Le Président Emmanuel Macron a fait savoir que l’égalité hommes-femmes serait l’une des grandes causes du quinquennat. Après la publication du baromètre annuel Ethics and Boards (classement des 120 grandes entreprises respectant l’égalité salariale), la secrétaire d’État chargée de l’égalité entre les femmes et les hommes Marlène Schiappa a convoqué en septembre 2017 les dix entreprises les moins bien classées au ministère pour une demi-journée de sensibilisation à l'égalité professionnelle, selon la pratique du name and shame.

Copier nos voisins : bonne ou mauvaise idée ?

Début 2018, Madame Schiappa a fait savoir que le gouvernement travaillait sur un projet similaire à celui de l’Allemagne.
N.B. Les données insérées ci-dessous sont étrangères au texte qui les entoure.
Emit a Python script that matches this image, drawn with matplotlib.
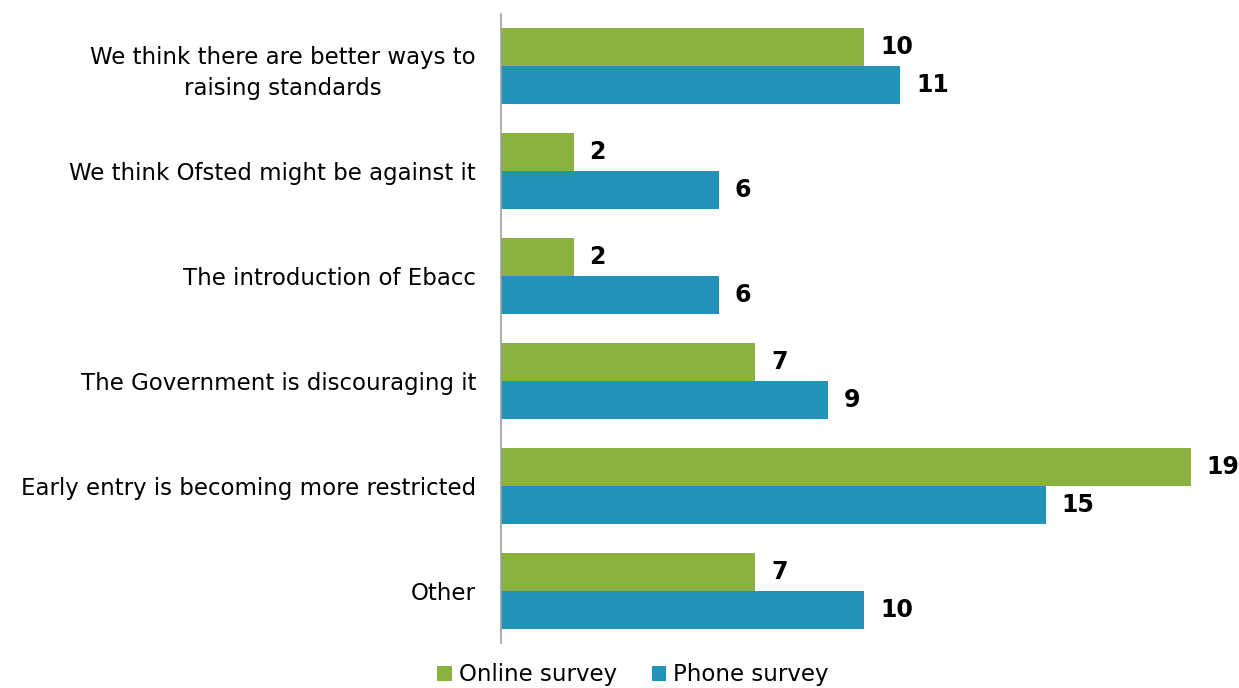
import matplotlib.pyplot as plt
import numpy as np

categories = [
    "We think there are better ways to\nraising standards",
    "We think Ofsted might be against it",
    "The introduction of Ebacc",
    "The Government is discouraging it",
    "Early entry is becoming more restricted",
    "Other",
]
online = [10, 2, 2, 7, 19, 7]
phone = [11, 6, 6, 9, 15, 10]
series_names = ["Online survey", "Phone survey"]

green = "#8BB140"
blue = "#2192B8"

W, H = 1239, 688
fig = plt.figure(figsize=(W / 100, H / 100), dpi=100)
ax = fig.add_axes([501 / W, 1 - 643 / H, 726 / W, 629 / H])

n = len(categories)
y = np.arange(n)
bh = 0.363
b1 = ax.barh(y - bh / 2, online, height=bh, color=green, label=series_names[0])
b2 = ax.barh(y + bh / 2, phone, height=bh, color=blue, label=series_names[1])

ax.set_xlim(0, 20)
ax.set_ylim(n - 0.5, -0.5)

for bars, vals in ((b1, online), (b2, phone)):
    for rect, v in zip(bars, vals):
        ax.annotate(str(v), (v, rect.get_y() + rect.get_height() / 2),
                    xytext=(11.5, 0), textcoords="offset points",
                    ha="left", va="center", fontsize=17, fontweight="bold",
                    color="black", clip_on=False)

ax.set_yticks(y)
ax.set_yticklabels(categories, fontsize=16.5, multialignment="center",
                   linespacing=1.45)
ax.tick_params(axis="y", length=0, pad=18)
ax.set_xticks([])
for s in ("top", "right", "bottom"):
    ax.spines[s].set_visible(False)
ax.spines["left"].set_color("#A0A0A0")
ax.spines["left"].set_linewidth(1.2)

fig.legend(handles=[b1, b2], labels=series_names, loc="center",
           bbox_to_anchor=(633 / W, 1 - 675 / H), ncol=2, frameon=False,
           fontsize=16.5, handlelength=0.65, handleheight=0.65, handletextpad=0.3,
           columnspacing=1.5, borderaxespad=0)

fig.savefig("out.png", dpi=100)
Cependant certains proposent d’aller plus loin que l’Allemagne en appliquant de véritables sanctions à l’encontre des entreprises qui ne respectent pas l’égalité salariale au lieu de seulement révéler une moyenne des salaires. D’autres s’inquiètent au contraire des difficultés organisationnelles et relationnelles qu’une loi sur le modèle allemand risque d’occasionner (temps passé à justifier les écarts de rémunération, mise à mal de la paix sociale en raison des jalousies que les informations peuvent entraîner).

Conclusion

L’intention de lutter contre les inégalités hommes-femmes, et contre les inégalités de manière générale, est louable. Mais sur quels critères s’appuyer pour déterminer que deux salariés sont dans des situations identiques ou du moins comparables ?Deux salariés titulaires d’un même diplôme décerné par deux établissements ne bénéficiant pas du même positionnement dans les classements (cf. par exemple, les classements des écoles de commerce) peuvent-ils être considérés comme dans des situations comparables ?

La mise en pratique de la loi risque de se heurter à de nombreuses difficultés.